Pauline was the only woman artist  associated with the British Pop Art movement. She died very young, aged 28 in 1966.  There is an interesting account of her short working life here:  Pauline Boty

This exhibition is of mixed quality, but all of great interest especially if you recall the 1960s.  They are all British artists – a few found fame and are known now, such as David Hockney, Peter Blake and Allen Jones.

Quite a few of the artists are dead now, mores the pity.  I hope the present day ‘Fine Art’ students are inclined to go along and get a good look.  I bet most modern art students will not have heard of the men and the woman represented in this show.

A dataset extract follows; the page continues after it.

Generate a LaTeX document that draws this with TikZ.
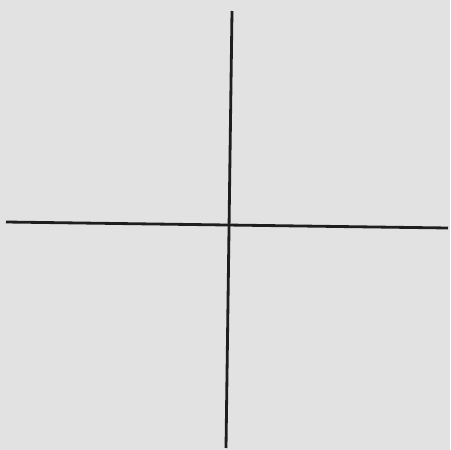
\documentclass[tikz,border=0pt]{standalone}
\usepackage{tikz}

\definecolor{paper}{HTML}{E2E2E2}
\definecolor{ink}{HTML}{1E1E1E}

\begin{document}
\begin{tikzpicture}[
        x=0.02cm, y=-0.02cm,
        axisline/.style={draw=ink, line width=1.6pt}
    ]
        \fill[paper] (0,0) rectangle (450,450);
        \useasboundingbox (0,0) rectangle (450,450);

        \coordinate (top) at (232,11);
        \coordinate (bottom) at (226,448);
        \coordinate (left) at (6,222);
        \coordinate (right) at (448,228);

        \draw[axisline] (top) -- (bottom);
        \draw[axisline] (left) -- (right);
    \end{tikzpicture}
\end{document}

At the time, in the 1960s, when these young men and one woman were working, the dull grey 1950s had passed, luckily.  Comics and TV  in black and white flooded into the ordinary homes.  Art schools and technical colleges filled with, in the majority, grammar school kids.  Colleges were no longer the preserve of kids with money.  You got grants, a county grant, you paid no fees.  You could work in the vacation and work was relatively easy to get, even if it was not well paid.

The music industry was also the preserve of the young talents, with rock and roll joints and coffee bars all over London, and probably in other big cities. Theatre produced ‘Oh what a lovely war’. and ‘Look back in anger’.  The seaside, such as Brighton, attracted Mods and Rockers on their motor bikes and Vespas.

All this change and movement must have helped to trigger fun painting.  From the film shown at Christies those talking seemed to be having a thoroughly jolly time and were confident in their creativity, however revolutionary.  Those who were taken up by the art establishment, such as Peter Blake (so well known then for the designs of The Beatles album cover), must have given impetus and hope to all the many others, of which only a few are in this exhibition.
This is a link to a piece from the Royal Academy magazine which is featuring the Pop Art Exhibition.


And finally, this picture of Kate Moss was in yesterday’s Metro newspaper.  Are you watching, Allen Jones?